Dennis Baker (University of Guelph) sends this quotation from Donald Savoie’s Power: Where Is It? (MQUP, 2010), pages 72-3. As Baker says: “It’s enough to make your blood boil.”
“[In the Secession Reference], the court ruled that Quebec did not have such a right and based its decision on four fundamental rights: federalism, democracy, constitutionalism, and the rule of law. Canada’s written constitution dates back to 1867, and one would be hard pressed to see these principles in it, certainly in pre-Charter days. The Canadian Senate, it will be recalled, was established as a check on democracy and federalism, both of which were only reluctantly embraced. As Adam Tomkins writes, it may be more accurate to say that Canada in 1867 was based on principles of “elitism, racism, sexism and imperialism than on the four good things that the Supreme Court identified.” Baker comments: “Nice to see Canada’s public policy guru trash our constitutional heritage, eh? That Adam Tomkins bit is a little troubling too – from his Public Law text apparently.”

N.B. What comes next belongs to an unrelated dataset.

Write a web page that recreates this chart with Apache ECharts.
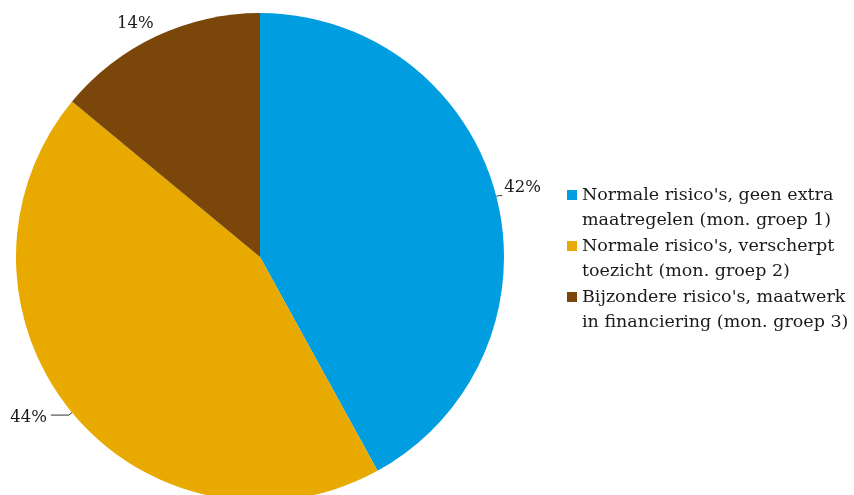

Thanks Dennis. It’s discouraging, yes. Savoie’s is the prevailing opinion. But we will overturn it.
Look on the bright side: There is more than enough work for you, me, and a dozen others, including an army of graduate students. (I hope you have graduate students.) Canadian “federalism, democracy, constitutionalism, and the rule of law” are fields of academic inquiry begging for attention. There is a new paradigm. Retrieval of original documents is far from complete.
Note to readers: Dennis Baker is the author of the astonishing book, Not Quite Supreme, The Courts and Coordinate Constitutional Interpretation (MQUP, 2010).